Data:

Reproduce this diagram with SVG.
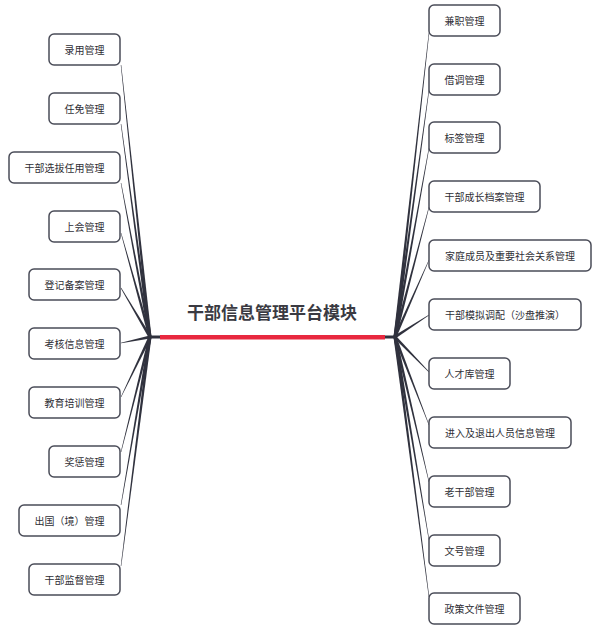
<svg xmlns="http://www.w3.org/2000/svg" width="602" height="630" viewBox="0 0 602 630">
<style>
.box{fill:#fff;stroke:#4a4c58;stroke-width:1.5}
.t{font-family:"Noto Sans CJK SC","Noto Sans",sans-serif;font-size:10px;fill:#2f2f36;text-anchor:middle;dominant-baseline:central}
.title{font-family:"Noto Sans CJK SC","Noto Sans",sans-serif;font-size:17px;font-weight:bold;fill:#3a3a42;text-anchor:middle}
.c{fill:#30323e}
</style>
<rect width="602" height="630" fill="#fff"/>
<g id="connectors">
<polygon class="c" points="151.49,336.84 121.25,64.97 120.75,65.03 148.51,337.16"/>
<polygon class="c" points="151.49,336.8 121.25,123.97 120.75,124.03 148.51,337.2"/>
<polygon class="c" points="151.47,336.72 121.25,182.95 120.75,183.05 148.53,337.28"/>
<polygon class="c" points="151.44,336.6 121.24,232.93 120.76,233.07 148.56,337.4"/>
<polygon class="c" points="151.29,336.24 121.22,287.87 120.78,288.13 148.71,337.76"/>
<polygon class="c" points="149.7,335.53 120.95,342.75 121.05,343.25 150.3,338.47"/>
<polygon class="c" points="148.65,336.35 120.77,396.89 121.23,397.11 151.35,337.65"/>
<polygon class="c" points="148.55,336.63 120.76,451.94 121.24,452.06 151.45,337.37"/>
<polygon class="c" points="148.52,336.74 120.75,504.96 121.25,505.04 151.48,337.26"/>
<polygon class="c" points="148.51,336.81 120.75,565.97 121.25,566.03 151.49,337.19"/>
<polygon class="c" points="396.49,337.17 429.25,33.03 428.75,32.97 393.51,336.83"/>
<polygon class="c" points="396.49,337.2 429.25,90.03 428.75,89.97 393.51,336.8"/>
<polygon class="c" points="396.48,337.27 429.25,148.04 428.75,147.96 393.52,336.73"/>
<polygon class="c" points="396.45,337.38 429.24,207.06 428.76,206.94 393.55,336.62"/>
<polygon class="c" points="396.37,337.61 429.23,260.1 428.77,259.9 393.63,336.39"/>
<polygon class="c" points="395.81,338.26 429.14,315.21 428.86,314.79 394.19,335.74"/>
<polygon class="c" points="393.92,338.05 428.82,372.17 429.18,371.83 396.08,335.95"/>
<polygon class="c" points="393.6,337.54 428.77,425.09 429.23,424.91 396.4,336.46"/>
<polygon class="c" points="393.54,337.34 428.76,482.06 429.24,481.94 396.46,336.66"/>
<polygon class="c" points="393.52,337.25 428.75,540.04 429.25,539.96 396.48,336.75"/>
<polygon class="c" points="393.51,337.19 428.75,597.03 429.25,596.97 396.49,336.81"/>
</g>
<g id="root">
<rect x="149" y="335.5" width="247" height="3" fill="#30323e"/>
<rect x="160" y="335" width="225" height="4.5" fill="#e8283f"/>
<text class="title" x="272" y="319">干部信息管理平台模块</text>
</g>
<g id="n-luyong"><rect class="box" x="49" y="34" width="71" height="31" rx="5"/><text class="t" x="84.5" y="49.5">录用管理</text></g>
<g id="n-renmian"><rect class="box" x="49" y="93" width="71" height="31" rx="5"/><text class="t" x="84.5" y="108.5">任免管理</text></g>
<g id="n-xuanba"><rect class="box" x="9" y="152" width="111" height="31" rx="5"/><text class="t" x="64.5" y="167.5">干部选拔任用管理</text></g>
<g id="n-shanghui"><rect class="box" x="49" y="211" width="71" height="31" rx="5"/><text class="t" x="84.5" y="226.5">上会管理</text></g>
<g id="n-dengji"><rect class="box" x="29" y="269" width="91" height="31" rx="5"/><text class="t" x="74.5" y="284.5">登记备案管理</text></g>
<g id="n-kaohe"><rect class="box" x="29" y="328" width="91" height="31" rx="5"/><text class="t" x="74.5" y="343.5">考核信息管理</text></g>
<g id="n-jiaoyu"><rect class="box" x="29" y="387" width="91" height="31" rx="5"/><text class="t" x="74.5" y="402.5">教育培训管理</text></g>
<g id="n-jiangcheng"><rect class="box" x="49" y="446" width="71" height="31" rx="5"/><text class="t" x="84.5" y="461.5">奖惩管理</text></g>
<g id="n-chuguo"><rect class="box" x="19" y="505" width="101" height="31" rx="5"/><text class="t" x="69.5" y="520.5">出国（境）管理</text></g>
<g id="n-jiandu"><rect class="box" x="29" y="564" width="91" height="31" rx="5"/><text class="t" x="74.5" y="579.5">干部监督管理</text></g>
<g id="n-jianzhi"><rect class="box" x="429" y="5" width="71" height="31" rx="5"/><text class="t" x="464.5" y="20.5">兼职管理</text></g>
<g id="n-jiediao"><rect class="box" x="429" y="64" width="71" height="31" rx="5"/><text class="t" x="464.5" y="79.5">借调管理</text></g>
<g id="n-biaoqian"><rect class="box" x="429" y="122" width="71" height="31" rx="5"/><text class="t" x="464.5" y="137.5">标签管理</text></g>
<g id="n-chengzhang"><rect class="box" x="429" y="181" width="111" height="31" rx="5"/><text class="t" x="484.5" y="196.5">干部成长档案管理</text></g>
<g id="n-jiating"><rect class="box" x="429" y="240" width="162" height="31" rx="5"/><text class="t" x="510" y="255.5">家庭成员及重要社会关系管理</text></g>
<g id="n-moni"><rect class="box" x="429" y="299" width="152" height="31" rx="5"/><text class="t" x="505" y="314.5">干部模拟调配（沙盘推演）</text></g>
<g id="n-rencai"><rect class="box" x="429" y="358" width="81" height="31" rx="5"/><text class="t" x="469.5" y="373.5">人才库管理</text></g>
<g id="n-jinru"><rect class="box" x="429" y="417" width="142" height="31" rx="5"/><text class="t" x="500" y="432.5">进入及退出人员信息管理</text></g>
<g id="n-laoganbu"><rect class="box" x="429" y="476" width="81" height="31" rx="5"/><text class="t" x="469.5" y="491.5">老干部管理</text></g>
<g id="n-wenhao"><rect class="box" x="429" y="535" width="71" height="31" rx="5"/><text class="t" x="464.5" y="550.5">文号管理</text></g>
<g id="n-zhengce"><rect class="box" x="429" y="593" width="91" height="31" rx="5"/><text class="t" x="474.5" y="608.5">政策文件管理</text></g>
</svg>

Aim of the task:
Your copy of the data above should match it exactly, except that pictures are left out.

Response for this exercise:
Reproduce this diagram with SVG.
<svg xmlns="http://www.w3.org/2000/svg" width="602" height="630" viewBox="0 0 602 630">
<style>
.box{fill:#fff;stroke:#4a4c58;stroke-width:1.5}
.t{font-family:"Noto Sans CJK SC","Noto Sans",sans-serif;font-size:10px;fill:#2f2f36;text-anchor:middle;dominant-baseline:central}
.title{font-family:"Noto Sans CJK SC","Noto Sans",sans-serif;font-size:17px;font-weight:bold;fill:#3a3a42;text-anchor:middle}
.c{fill:#30323e}
</style>
<rect width="602" height="630" fill="#fff"/>
<g id="connectors">
<polygon class="c" points="151.49,336.84 121.25,64.97 120.75,65.03 148.51,337.16"/>
<polygon class="c" points="151.49,336.8 121.25,123.97 120.75,124.03 148.51,337.2"/>
<polygon class="c" points="151.47,336.72 121.25,182.95 120.75,183.05 148.53,337.28"/>
<polygon class="c" points="151.44,336.6 121.24,232.93 120.76,233.07 148.56,337.4"/>
<polygon class="c" points="151.29,336.24 121.22,287.87 120.78,288.13 148.71,337.76"/>
<polygon class="c" points="149.7,335.53 120.95,342.75 121.05,343.25 150.3,338.47"/>
<polygon class="c" points="148.65,336.35 120.77,396.89 121.23,397.11 151.35,337.65"/>
<polygon class="c" points="148.55,336.63 120.76,451.94 121.24,452.06 151.45,337.37"/>
<polygon class="c" points="148.52,336.74 120.75,504.96 121.25,505.04 151.48,337.26"/>
<polygon class="c" points="148.51,336.81 120.75,565.97 121.25,566.03 151.49,337.19"/>
<polygon class="c" points="396.49,337.17 429.25,33.03 428.75,32.97 393.51,336.83"/>
<polygon class="c" points="396.49,337.2 429.25,90.03 428.75,89.97 393.51,336.8"/>
<polygon class="c" points="396.48,337.27 429.25,148.04 428.75,147.96 393.52,336.73"/>
<polygon class="c" points="396.45,337.38 429.24,207.06 428.76,206.94 393.55,336.62"/>
<polygon class="c" points="396.37,337.61 429.23,260.1 428.77,259.9 393.63,336.39"/>
<polygon class="c" points="395.81,338.26 429.14,315.21 428.86,314.79 394.19,335.74"/>
<polygon class="c" points="393.92,338.05 428.82,372.17 429.18,371.83 396.08,335.95"/>
<polygon class="c" points="393.6,337.54 428.77,425.09 429.23,424.91 396.4,336.46"/>
<polygon class="c" points="393.54,337.34 428.76,482.06 429.24,481.94 396.46,336.66"/>
<polygon class="c" points="393.52,337.25 428.75,540.04 429.25,539.96 396.48,336.75"/>
<polygon class="c" points="393.51,337.19 428.75,597.03 429.25,596.97 396.49,336.81"/>
</g>
<g id="root">
<rect x="149" y="335.5" width="247" height="3" fill="#30323e"/>
<rect x="160" y="335" width="225" height="4.5" fill="#e8283f"/>
<text class="title" x="272" y="319">干部信息管理平台模块</text>
</g>
<g id="n-luyong"><rect class="box" x="49" y="34" width="71" height="31" rx="5"/><text class="t" x="84.5" y="49.5">录用管理</text></g>
<g id="n-renmian"><rect class="box" x="49" y="93" width="71" height="31" rx="5"/><text class="t" x="84.5" y="108.5">任免管理</text></g>
<g id="n-xuanba"><rect class="box" x="9" y="152" width="111" height="31" rx="5"/><text class="t" x="64.5" y="167.5">干部选拔任用管理</text></g>
<g id="n-shanghui"><rect class="box" x="49" y="211" width="71" height="31" rx="5"/><text class="t" x="84.5" y="226.5">上会管理</text></g>
<g id="n-dengji"><rect class="box" x="29" y="269" width="91" height="31" rx="5"/><text class="t" x="74.5" y="284.5">登记备案管理</text></g>
<g id="n-kaohe"><rect class="box" x="29" y="328" width="91" height="31" rx="5"/><text class="t" x="74.5" y="343.5">考核信息管理</text></g>
<g id="n-jiaoyu"><rect class="box" x="29" y="387" width="91" height="31" rx="5"/><text class="t" x="74.5" y="402.5">教育培训管理</text></g>
<g id="n-jiangcheng"><rect class="box" x="49" y="446" width="71" height="31" rx="5"/><text class="t" x="84.5" y="461.5">奖惩管理</text></g>
<g id="n-chuguo"><rect class="box" x="19" y="505" width="101" height="31" rx="5"/><text class="t" x="69.5" y="520.5">出国（境）管理</text></g>
<g id="n-jiandu"><rect class="box" x="29" y="564" width="91" height="31" rx="5"/><text class="t" x="74.5" y="579.5">干部监督管理</text></g>
<g id="n-jianzhi"><rect class="box" x="429" y="5" width="71" height="31" rx="5"/><text class="t" x="464.5" y="20.5">兼职管理</text></g>
<g id="n-jiediao"><rect class="box" x="429" y="64" width="71" height="31" rx="5"/><text class="t" x="464.5" y="79.5">借调管理</text></g>
<g id="n-biaoqian"><rect class="box" x="429" y="122" width="71" height="31" rx="5"/><text class="t" x="464.5" y="137.5">标签管理</text></g>
<g id="n-chengzhang"><rect class="box" x="429" y="181" width="111" height="31" rx="5"/><text class="t" x="484.5" y="196.5">干部成长档案管理</text></g>
<g id="n-jiating"><rect class="box" x="429" y="240" width="162" height="31" rx="5"/><text class="t" x="510" y="255.5">家庭成员及重要社会关系管理</text></g>
<g id="n-moni"><rect class="box" x="429" y="299" width="152" height="31" rx="5"/><text class="t" x="505" y="314.5">干部模拟调配（沙盘推演）</text></g>
<g id="n-rencai"><rect class="box" x="429" y="358" width="81" height="31" rx="5"/><text class="t" x="469.5" y="373.5">人才库管理</text></g>
<g id="n-jinru"><rect class="box" x="429" y="417" width="142" height="31" rx="5"/><text class="t" x="500" y="432.5">进入及退出人员信息管理</text></g>
<g id="n-laoganbu"><rect class="box" x="429" y="476" width="81" height="31" rx="5"/><text class="t" x="469.5" y="491.5">老干部管理</text></g>
<g id="n-wenhao"><rect class="box" x="429" y="535" width="71" height="31" rx="5"/><text class="t" x="464.5" y="550.5">文号管理</text></g>
<g id="n-zhengce"><rect class="box" x="429" y="593" width="91" height="31" rx="5"/><text class="t" x="474.5" y="608.5">政策文件管理</text></g>
</svg>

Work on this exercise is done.